MADISON, Wis.-Not much has changed regarding healthcare reform since the Supreme Court's decision to uphold President Obama's healthcare law-except that a number of important compliance deadlines are now bearing down on employers.
Brad Pricer, senior manager, employee benefits at CUNA Mutual Group, in reviewing some key requirements of the new rules, emphasized that credit unions must make sure they completely understand the new landscape and make certain their healthcare plans are in compliance. He noted that some of the new regs under Obamacare are already in effect, but the majority of the requirements take effect this year and in 2014.
"Not much has changed in the last six months regarding healthcare reform," said Pricer. "But what is different now, especially following the presidential election, is that healthcare reform is here to stay."

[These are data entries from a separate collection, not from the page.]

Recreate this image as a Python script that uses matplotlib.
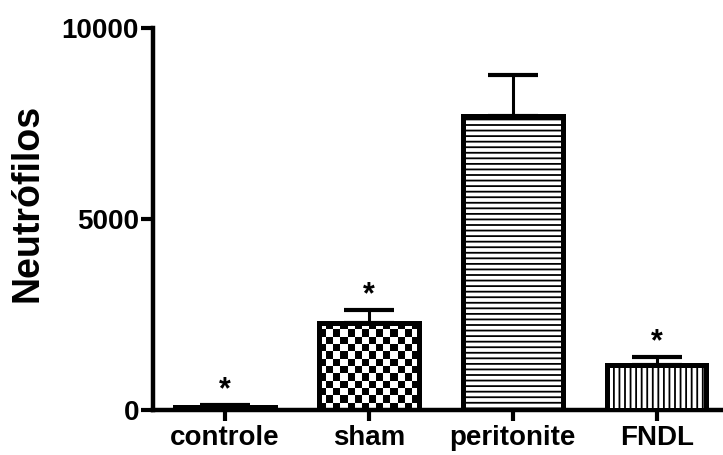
import matplotlib
matplotlib.use("Agg")
import matplotlib.pyplot as plt
import numpy as np

categories = ["controle", "sham", "peritonite", "FNDL"]
means = [80, 2280, 7690, 1170]
errors = [40, 340, 1090, 220]
significant = [True, True, False, True]
hatches = [None, "checker", "---", "|||"]
ylabel = "Neutrófilos"
yticks = [0, 5000, 10000]

plt.rcParams["font.family"] = ["Liberation Sans", "DejaVu Sans"]
plt.rcParams["font.weight"] = "bold"
plt.rcParams["hatch.linewidth"] = 1.3
plt.rcParams["hatch.color"] = "#333333"

fig = plt.figure(figsize=(7.23, 4.55), dpi=100)
ax = fig.add_axes([0.2116, 0.099, 0.7884, 0.8395])

x = np.arange(len(categories))
ax.set_xlim(-0.5, 3.46)
ax.set_ylim(0, 10000)

bar_w = 0.69
lw = 3.6
bars = ax.bar(x, means, width=bar_w, color="white", edgecolor="black",
              linewidth=lw, zorder=3)
for b, h in zip(bars, hatches):
    b.set_joinstyle("miter")
    if h == "checker":
        b.set_facecolor("none")
    elif h:
        b.set_hatch(h)

# checkerboard for sham
fig.canvas.draw()
for b, h in zip(bars, hatches):
    if h == "checker":
        x0, y0 = b.get_x(), b.get_y()
        x1, y1 = x0 + b.get_width(), y0 + b.get_height()
        p0 = ax.transData.transform((x0, y0))
        p1 = ax.transData.transform((x1, y1))
        sq = 7.0
        nx = max(1, int(round((p1[0] - p0[0]) / sq)))
        ny = max(1, int(round((p1[1] - p0[1]) / sq)))
        board = (np.indices((ny, nx)).sum(axis=0) % 2).astype(float)
        im = ax.imshow(board, cmap="gray", extent=(x0, x1, y0, y1),
                       aspect="auto", interpolation="nearest", zorder=2,
                       origin="lower", vmin=0, vmax=1)
        im.set_clip_path(b)
ax.set_xlim(-0.5, 3.46)
ax.set_ylim(0, 10000)

ax.errorbar(x, means, yerr=[np.zeros(len(means)), errors], fmt="none",
            ecolor="black", elinewidth=2.2, capsize=18, capthick=3.0, zorder=2.5)

for xi, m, e, s in zip(x, means, errors, significant):
    if s:
        ax.text(xi, m + e + 0, "*", ha="center", va="bottom",
                fontsize=22, fontweight="bold")

for sp in ["top", "right"]:
    ax.spines[sp].set_visible(False)
for sp in ["left", "bottom"]:
    ax.spines[sp].set_linewidth(3.2)
    ax.spines[sp].set_capstyle("projecting")

ax.set_yticks(yticks)
ax.set_yticklabels([str(t) for t in yticks], fontsize=20, fontweight="bold")
ax.set_xticks(x)
ax.set_xticklabels(categories, fontsize=20, fontweight="bold")
ax.tick_params(axis="y", length=9, width=3.0, pad=1)
ax.tick_params(axis="x", length=8, width=3.0, pad=3)
ax.set_ylabel(ylabel, fontsize=27, fontweight="bold")
ax.yaxis.set_label_coords(-0.221, 0.542)
ax.yaxis.label.set_va("center")

fig.savefig("out.png", dpi=100)
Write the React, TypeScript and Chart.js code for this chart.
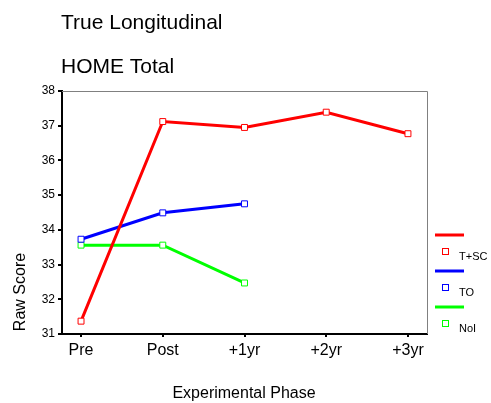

Pricer previously stated (CU Journal, July 2, 2012) that he felt a number of credit unions were sitting on the sidelines waiting for the outcome of the Supreme Court's decision and the presidential election before making sure their healthcare plans comply with the new law. "Credit unions need to make sure they are taking steps to ensure their plans are in compliance right now, and going forward."
Another reason employers need to be on their toes, shared Pricer, is the Department of Labor (DOL) is starting to audit healthcare plans to see what steps they have taken to get into compliance.
"I don't want to use the audits as scare tactics because the extent to which they are taking place is unclear. I have yet to hear of a credit union that has been audited."
But if the DOL knocks on the CU's doors, Pricer said it will be asked for documentation that shows its plan is are in compliance as well as the steps taken to get into compliance.
"Most credit unions, likely, do not have this documentation, but their fully insured carrier should," said Pricer. "Therefore credit unions should be working with their consultant or broker to ensure this documentation is available if needed."
Pricer emphasized that ensuring plans meet these new rules will largely be handled by the credit union's fully insured plan provider, but that credit unions will want to verify the appropriate steps have been taken, and documentation of those steps are able to be provided if needed. "Credit unions should follow up with their broker or plan provider." He also stressed that with many of the new rules that CUs are required to take action steps, as well.